9/25/1989–The crew club’s first fall season was discussed in an article entitled “A Taste of Oxford at St. Mary’s” in The Point News. Jennifer Garvey, a junior at the time the article was written, began the club the previous spring, and had gotten the sport off the ground at Woodrow Wilson High School in D.C.  Most members of the club had no rowing experience before joining, but the club showed promise, with 30 new members joining and an erg machine donated to the club that fall. Garvey predicted of the club “I think it’s really going to be successful…it’s a team sport, yet it’s also individualized…it’s good for the college, for the students par­ticipating,

for the students watching, for the community-it’s good for everyone.”

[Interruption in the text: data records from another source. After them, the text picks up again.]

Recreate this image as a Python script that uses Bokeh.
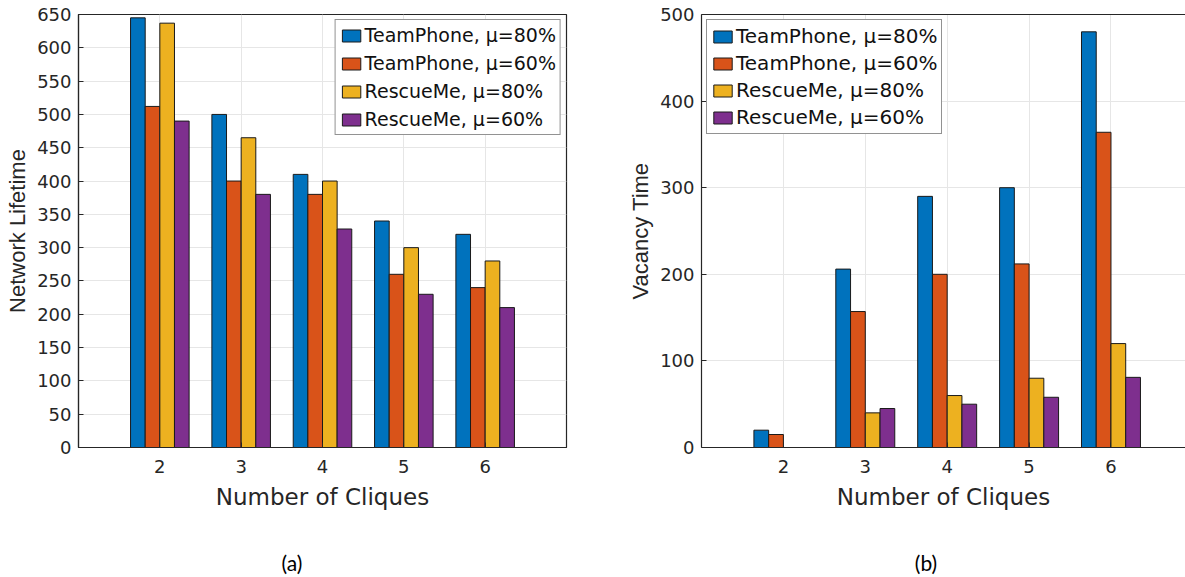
from bokeh.plotting import figure
from bokeh.layouts import row, column
from bokeh.models import (ColumnDataSource, Legend, LegendItem, LinearAxis, Div,
                          FixedTicker, Range1d)
from bokeh.transform import dodge
from bokeh.embed import file_html
from bokeh.resources import INLINE

# ---------------- data ----------------
cliques = [2, 3, 4, 5, 6]
series_names = ["TeamPhone, μ=80%", "TeamPhone, μ=60%", "RescueMe, μ=80%", "RescueMe, μ=60%"]
colors = ["#0072BD", "#D95319", "#EDB120", "#7E2F8E"]

lifetime_tp80 = [645, 500, 410, 340, 320]
lifetime_tp60 = [512, 400, 380, 260, 240]
lifetime_rm80 = [637, 465, 400, 300, 280]
lifetime_rm60 = [490, 380, 328, 230, 210]

vacancy_tp80 = [20, 206, 290, 300, 480]
vacancy_tp60 = [15, 157, 200, 212, 364]
vacancy_rm80 = [0, 40, 60, 80, 120]
vacancy_rm60 = [0, 45, 50, 58, 81]

lifetime_ticks = list(range(0, 651, 50))
vacancy_ticks = [0, 100, 200, 300, 400, 500]
x_ticks = cliques

# ---------------- style ----------------
AX = "#262626"
GRID = "#e6e6e6"
TICK_FONT = "DejaVu Sans"
H = 519
CAP_H = 58
BAR_W = 0.18
OFFSETS = [-0.27, -0.09, 0.09, 0.27]


def style_axis(ax, ticks):
    ax.ticker = FixedTicker(ticks=ticks)
    ax.axis_line_color = AX
    ax.axis_line_width = 1.2
    ax.major_tick_line_color = AX
    ax.major_tick_in = 5
    ax.major_tick_out = 0
    ax.minor_tick_line_color = None
    ax.major_label_text_color = AX
    ax.major_label_text_font = TICK_FONT
    ax.major_label_text_font_size = "18px"


def make_panel(vals, y_end, yticks, ylabel, legend_loc, legend_font, legend_spacing,
               width, b_left, b_right, x_end, full_box):
    p = figure(width=width, height=H, x_range=Range1d(1, x_end), y_range=Range1d(0, y_end),
               output_backend="svg", toolbar_location=None,
               min_border_left=b_left, min_border_right=b_right,
               min_border_top=14, min_border_bottom=72)
    p.background_fill_color = "white"
    p.border_fill_color = "white"
    p.outline_line_color = AX if full_box else None
    p.outline_line_width = 1.2

    src = ColumnDataSource(dict(x=cliques, s0=vals[0], s1=vals[1], s2=vals[2], s3=vals[3]))
    items = []
    for i in range(4):
        r = p.vbar(x=dodge("x", OFFSETS[i], range=p.x_range), top="s%d" % i, width=BAR_W,
                   source=src, fill_color=colors[i], line_color="#1a1a1a", line_width=1)
        items.append(LegendItem(label=series_names[i], renderers=[r]))

    # axes
    xa = p.xaxis[0]
    ya = p.yaxis[0]
    style_axis(xa, x_ticks)
    style_axis(ya, yticks)
    xa.major_label_standoff = 12
    ya.major_label_standoff = 7
    xa.axis_label = "Number of Cliques"
    xa.axis_label_text_font = TICK_FONT
    xa.axis_label_text_font_size = "23px"
    xa.axis_label_text_font_style = "normal"
    xa.axis_label_text_color = AX
    xa.axis_label_standoff = 8
    ya.axis_label = ylabel
    ya.axis_label_text_font = "Liberation Sans"
    ya.axis_label_text_font_size = "22px"
    ya.axis_label_text_font_style = "normal"
    ya.axis_label_text_color = AX
    ya.axis_label_standoff = 4

    if not full_box:
        top_ax = LinearAxis(ticker=FixedTicker(ticks=[]))
        top_ax.axis_line_color = AX
        top_ax.axis_line_width = 1.2
        top_ax.major_tick_line_color = None
        top_ax.minor_tick_line_color = None
        p.add_layout(top_ax, "above")

    # grid
    p.xgrid.ticker = FixedTicker(ticks=x_ticks)
    p.ygrid.ticker = FixedTicker(ticks=yticks)
    for g in (p.xgrid[0], p.ygrid[0]):
        g.grid_line_color = GRID
        g.grid_line_width = 1

    # legend
    leg = Legend(items=items, location=legend_loc)
    leg.margin = 5
    leg.padding = 4
    leg.spacing = legend_spacing
    leg.glyph_width = 23
    leg.glyph_height = 15
    leg.label_height = 22
    leg.label_standoff = 2
    leg.label_text_font = TICK_FONT
    leg.label_text_font_size = legend_font
    leg.label_text_color = "#111111"
    leg.border_line_color = AX
    leg.border_line_width = 1
    leg.background_fill_color = "white"
    leg.background_fill_alpha = 1
    p.add_layout(leg)
    return p


def caption_div(text, width, pad_left, pad_right):
    html = ('<div style="width:%dpx;box-sizing:border-box;padding-top:32px;'
            'padding-left:%dpx;padding-right:%dpx;text-align:center;'
            'font-family:Lato;font-size:21px;line-height:24px;color:#000;">%s</div>'
            % (width, pad_left, pad_right, text))
    return Div(text=html, width=width, height=CAP_H, margin=0)


p1 = make_panel([lifetime_tp80, lifetime_tp60, lifetime_rm80, lifetime_rm60],
                650, lifetime_ticks, "Network Lifetime", "top_right", "19px", 6,
                width=593, b_left=78, b_right=27, x_end=7, full_box=True)
p2 = make_panel([vacancy_tp80, vacancy_tp60, vacancy_rm80, vacancy_rm60],
                500, vacancy_ticks, "Vacancy Time", "top_left", "20px", 3,
                width=592, b_left=108, b_right=0, x_end=6.91, full_box=False)

d1 = caption_div("(a)", 593, 0, 9)
d2 = caption_div("(b)", 592, 74, 0)

layout = column(row(p1, p2), row(d1, d2))
open("out.html", "w").write(file_html(layout, INLINE))
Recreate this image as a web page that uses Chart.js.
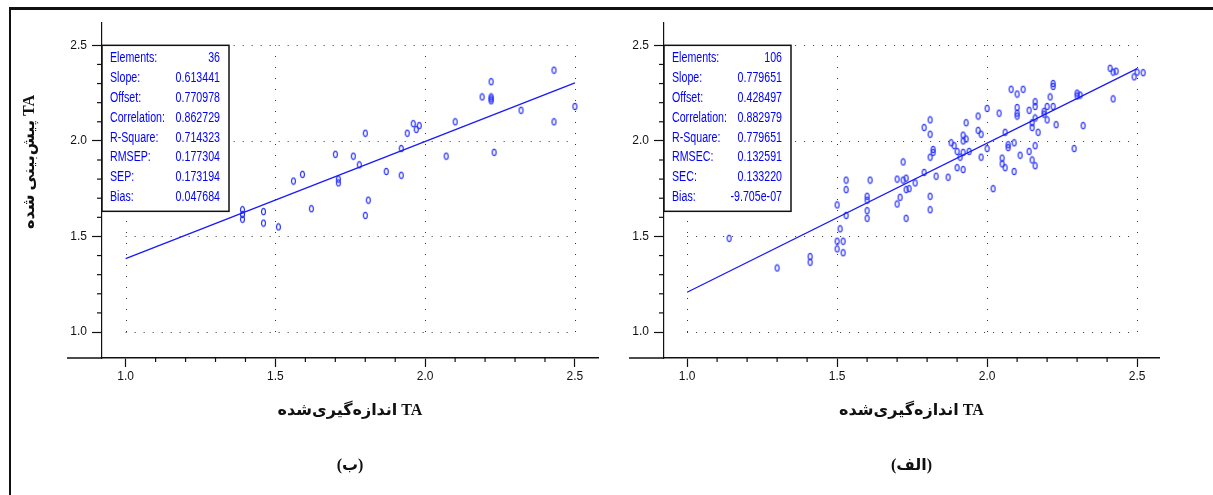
<!DOCTYPE html>
<html>
<head>
<meta charset="utf-8">
<script src="https://cdn.jsdelivr.net/npm/chart.js@4.4.1/dist/chart.umd.min.js"></script>
<style>
    body { margin: 0; background: #fff; width: 1213px; height: 495px; overflow: hidden; position: relative; }
    #frame { position: absolute; left: 9px; top: 7px; width: 1204px; height: 488px; border-top: 3px solid #111; border-left: 2px solid #111; }
    #chartB { position: absolute; left: 11px; top: 10px; }
    #chartA { position: absolute; left: 605px; top: 10px; }
</style>
</head>
<body>
<div id="frame"></div>
<canvas id="chartB" width="594" height="485"></canvas>
<canvas id="chartA" width="608" height="485"></canvas>
<script>
const majorTicks = [1.0, 1.5, 2.0, 2.5];
const minorStep = 0.1;

// (ب) - 36 samples
const measuredB = [
    2.43, 2.22, 2.19, 2.22, 2.22, 2.22, 2.50, 2.32, 2.43, 2.10,
    1.96, 1.98, 1.97, 1.94, 1.80, 1.92, 2.07, 2.23, 1.70, 1.76,
    1.78, 1.59, 1.87, 1.92, 1.71, 1.71, 1.81, 1.62, 1.80, 1.56,
    1.39, 1.39, 1.39, 1.46, 1.46, 1.51
];
const predictedB = [
    2.37, 2.31, 2.23, 2.23, 2.22, 2.21, 2.18, 2.16, 2.10, 2.10,
    2.09, 2.08, 2.06, 2.04, 2.04, 1.96, 1.92, 1.94, 1.93, 1.92,
    1.875, 1.825, 1.84, 1.82, 1.80, 1.78, 1.69, 1.645, 1.61, 1.79,
    1.64, 1.615, 1.59, 1.63, 1.57, 1.55
];
const fitXB = [1.0, 2.5];
const fitYB = [1.384, 2.304];
const statNamesB = ['Elements:', 'Slope:', 'Offset:', 'Correlation:', 'R-Square:', 'RMSEP:', 'SEP:', 'Bias:'];
const statValuesB = ['36', '0.613441', '0.770978', '0.862729', '0.714323', '0.177304', '0.173194', '0.047684'];

// (الف) - 106 samples
const measuredA = [
    2.41, 2.42, 2.43, 2.50, 2.49, 2.52, 2.42, 2.30, 2.31, 2.30,
    2.32, 2.22, 2.22, 2.21, 2.20, 2.22, 2.19, 2.19, 2.20, 2.23,
    2.16, 2.16, 2.14, 2.16, 2.15, 2.15, 2.17, 2.08, 2.10, 2.12,
    2.10, 2.10, 2.10, 2.04, 2.00, 2.06, 2.09, 2.07, 2.07, 2.16,
    2.11, 2.14, 2.15, 2.16, 2.05, 2.05, 2.06, 2.09, 2.02, 2.29,
    2.00, 1.98, 1.97, 1.97, 1.98, 1.93, 1.92, 1.93, 1.92, 1.88,
    1.89, 1.90, 1.92, 1.94, 1.91, 1.90, 1.92, 1.87, 1.81, 1.79,
    1.81, 1.82, 1.82, 1.81, 1.79, 1.83, 1.81, 1.81, 1.72, 1.70,
    1.72, 1.73, 1.73, 1.74, 1.76, 1.71, 1.70, 1.73, 1.61, 1.60,
    1.60, 1.60, 1.60, 1.53, 1.53, 1.50, 1.14, 1.30, 1.41, 1.41,
    1.50, 1.50, 1.51, 1.52, 1.52, 1.53
];
const predictedA = [
    2.38, 2.36, 2.365, 2.36, 2.335, 2.357, 2.22, 2.25, 2.24, 2.235,
    2.08, 2.30, 2.285, 2.23, 2.18, 2.18, 2.155, 2.14, 2.11, 2.085,
    2.205, 2.18, 2.16, 2.12, 2.095, 2.07, 2.045, 2.27, 2.245, 2.27,
    2.175, 2.145, 2.13, 2.145, 2.17, 2.045, 1.99, 1.98, 1.965, 1.975,
    1.925, 1.945, 1.90, 1.87, 1.91, 1.88, 1.86, 1.84, 1.75, 1.96,
    1.96, 1.915, 2.13, 2.055, 2.035, 2.095, 2.03, 2.01, 2.00, 1.99,
    1.975, 1.945, 1.94, 1.945, 1.915, 1.86, 1.85, 1.81, 2.11, 2.07,
    2.035, 1.955, 1.94, 1.915, 1.835, 1.815, 1.71, 1.64, 1.89, 1.80,
    1.795, 1.805, 1.745, 1.75, 1.78, 1.705, 1.67, 1.595, 1.795, 1.71,
    1.69, 1.635, 1.595, 1.795, 1.745, 1.665, 1.49, 1.335, 1.395, 1.365,
    1.475, 1.435, 1.54, 1.475, 1.415, 1.61
];
const fitXA = [1.0, 2.5];
const fitYA = [1.208, 2.378];
const statNamesA = ['Elements:', 'Slope:', 'Offset:', 'Correlation:', 'R-Square:', 'RMSEC:', 'SEC:', 'Bias:'];
const statValuesA = ['106', '0.779651', '0.428497', '0.882979', '0.779651', '0.132591', '0.133220', '-9.705e-07'];

const xTitle = 'TA اندازه‌گیری‌شده';
const yTitle = 'TA پیش‌بینی شده';

const BLUE = 'rgb(25,25,250)';
const SANS = "'Liberation Sans', Arial, sans-serif";
const SERIF = "'Liberation Serif', 'DejaVu Sans', serif";
const NARROW = 0.76; // horizontal squeeze to mimic a narrow face

// small "o" shaped marker like the original plot
function ringMarker() {
    const c = document.createElement('canvas');
    c.width = 7;
    c.height = 9;
    const g = c.getContext('2d');
    g.strokeStyle = 'rgb(40,50,255)';
    g.lineWidth = 1.2;
    g.beginPath();
    g.ellipse(3.5, 4.5, 2.0, 3.1, 0, 0, Math.PI * 2);
    g.stroke();
    return c;
}
const marker = ringMarker();

function isMajor(v) {
    return majorTicks.some(m => Math.abs(m - v) < 1e-6);
}

function buildTicks(scale) {
    const first = majorTicks[0];
    const last = majorTicks[majorTicks.length - 1];
    const ticks = [];
    for (let v = first; v <= last + 1e-9; v += minorStep) ticks.push({ value: +v.toFixed(2) });
    scale.ticks = ticks;
}

function axis(min, max, size, horizontal) {
    return {
        type: 'linear',
        min: min,
        max: max,
        afterBuildTicks: buildTicks,
        afterFit: s => { if (horizontal) s.height = size; else s.width = size; },
        border: { display: true, color: '#111', width: horizontal ? 1.6 : 1.2 },
        grid: {
            drawOnChartArea: false,
            drawTicks: true,
            tickLength: horizontal ? 9 : 10,
            tickWidth: 1.2,
            tickColor: ctx => isMajor(ctx.tick.value) ? '#111' : 'rgba(0,0,0,0)'
        },
        ticks: {
            autoSkip: false,
            maxRotation: 0,
            padding: horizontal ? 2 : 5,
            color: '#111',
            font: { family: SANS, size: 12 },
            callback: v => isMajor(v) ? v.toFixed(1) : ''
        },
        title: horizontal ? {
            display: true,
            text: '\u202B' + xTitle + '\u202C',
            color: '#111',
            font: { family: SERIF, size: 16, weight: 'bold' },
            padding: { top: 0, bottom: 35 }
        } : { display: false }
    };
}

function framePlugin(names, values, drawYTitle) {
    return {
        id: 'frame',
        beforeDatasetsDraw(chart) {
            const { ctx } = chart;
            const sx = chart.scales.x, sy = chart.scales.y;
            const lo = majorTicks[0], hi = majorTicks[majorTicks.length - 1];
            ctx.save();
            ctx.strokeStyle = '#333';
            ctx.lineWidth = 1;
            ctx.setLineDash([1, 8]);
            majorTicks.forEach(v => {
                const py = Math.round(sy.getPixelForValue(v)) + 0.5;
                ctx.beginPath();
                ctx.moveTo(sx.getPixelForValue(lo), py);
                ctx.lineTo(sx.getPixelForValue(hi), py);
                ctx.stroke();
            });
            ctx.setLineDash([1, 10]);
            majorTicks.forEach(v => {
                const px = Math.round(sx.getPixelForValue(v)) + 0.5;
                ctx.beginPath();
                ctx.moveTo(px, sy.getPixelForValue(lo));
                ctx.lineTo(px, sy.getPixelForValue(hi));
                ctx.stroke();
            });
            ctx.restore();
        },
        afterDraw(chart) {
            const { ctx, chartArea } = chart;
            const sx = chart.scales.x, sy = chart.scales.y;
            ctx.save();
            // minor ticks
            ctx.strokeStyle = '#111';
            ctx.lineWidth = 1.2;
            sx.ticks.forEach(t => {
                if (isMajor(t.value)) return;
                const px = sx.getPixelForValue(t.value);
                ctx.beginPath();
                ctx.moveTo(px, chartArea.bottom);
                ctx.lineTo(px, chartArea.bottom + 4);
                ctx.stroke();
            });
            sy.ticks.forEach(t => {
                if (isMajor(t.value)) return;
                const py = sy.getPixelForValue(t.value);
                ctx.beginPath();
                ctx.moveTo(chartArea.left - 5, py);
                ctx.lineTo(chartArea.left, py);
                ctx.stroke();
            });
            // x axis line runs a bit past the y axis
            ctx.lineWidth = 1.6;
            ctx.beginPath();
            ctx.moveTo(chartArea.left - 35, chartArea.bottom);
            ctx.lineTo(chartArea.left, chartArea.bottom);
            ctx.stroke();

            // statistics box
            const x0 = chartArea.left;
            const y0 = sy.getPixelForValue(majorTicks[majorTicks.length - 1]);
            ctx.fillStyle = '#fff';
            ctx.fillRect(x0, y0, 127, 166);
            ctx.lineWidth = 1.5;
            ctx.strokeRect(x0, y0, 127, 166);
            ctx.save();
            ctx.scale(NARROW, 1);
            ctx.fillStyle = 'rgb(0,0,255)';
            ctx.font = '14px ' + SANS;
            ctx.textBaseline = 'middle';
            names.forEach((n, i) => {
                const ty = y0 + 13 + i * 19.86;
                ctx.textAlign = 'left';
                ctx.fillText(n, (x0 + 8) / NARROW, ty);
                ctx.textAlign = 'right';
                ctx.fillText(values[i], (x0 + 118) / NARROW, ty);
            });
            ctx.restore();

            if (drawYTitle) {
                ctx.translate(19, 152);
                ctx.rotate(-Math.PI / 2);
                ctx.direction = 'rtl';
                ctx.textAlign = 'center';
                ctx.textBaseline = 'middle';
                ctx.fillStyle = '#111';
                ctx.font = 'bold 16px ' + SERIF;
                ctx.fillText(yTitle, 0, 0);
            }
            ctx.restore();
        }
    };
}

function makeChart(id, xs, ys, fitX, fitY, xMin, xMax, yAxisWidth, rightPad, caption, names, values, drawYTitle) {
    return new Chart(document.getElementById(id), {
        type: 'scatter',
        data: {
            datasets: [{
                type: 'line',
                data: fitX.map((x, i) => ({ x: x, y: fitY[i] })),
                borderColor: BLUE,
                borderWidth: 1.3,
                pointRadius: 0,
                fill: false
            }, {
                data: xs.map((x, i) => ({ x: x, y: ys[i] })),
                pointStyle: marker,
                pointRadius: 4,
                borderColor: BLUE,
                backgroundColor: BLUE
            }]
        },
        options: {
            responsive: false,
            animation: false,
            layout: { padding: { left: 0, right: rightPad, top: 0, bottom: 0 } },
            scales: {
                x: axis(xMin, xMax, 97.8, true),
                y: axis(0.864, 2.621, yAxisWidth, false)
            },
            plugins: {
                legend: { display: false },
                tooltip: { enabled: false },
                title: {
                    display: true,
                    text: caption,
                    position: 'bottom',
                    fullSize: false,
                    color: '#111',
                    font: { family: SERIF, size: 16, weight: 'bold' },
                    padding: { top: 0, bottom: 20 }
                }
            }
        },
        plugins: [framePlugin(names, values, drawYTitle)]
    });
}

makeChart('chartB', measuredB, predictedB, fitXB, fitYB, 0.921, 2.577, 91, 7, '(ب)', statNamesB, statValuesB, true);
makeChart('chartA', measuredA, predictedA, fitXA, fitYA, 0.923, 2.573, 59, 54, '(الف)', statNamesA, statValuesA, false);
</script>
</body>
</html>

9/28/1999– The Point News reports that over the summer, sailing coach Adam Werblow received the title of Developmental Coach of the Year from the United States Olympic Committee. Sailing since he was eight years old, Werblow took on coaching responsibilities in college when his sailing team was left without strong leadership. This experience led to his desire to coach sailing, and he told The Point News: “I think that by the time I was a senior, I was so dissatisfied with my own college sailing career that I knew there was a better way to do it and I wanted to prove to myself that I’d been right. So, I knew I wanted to coach in college sailing.” He stated several times that he did not think the award would impact his coaching style, making it known that sailing is what matters most to him, not recognition. Today he has been coaching sailing at St. Mary’s for 33 years and is director of the waterfront.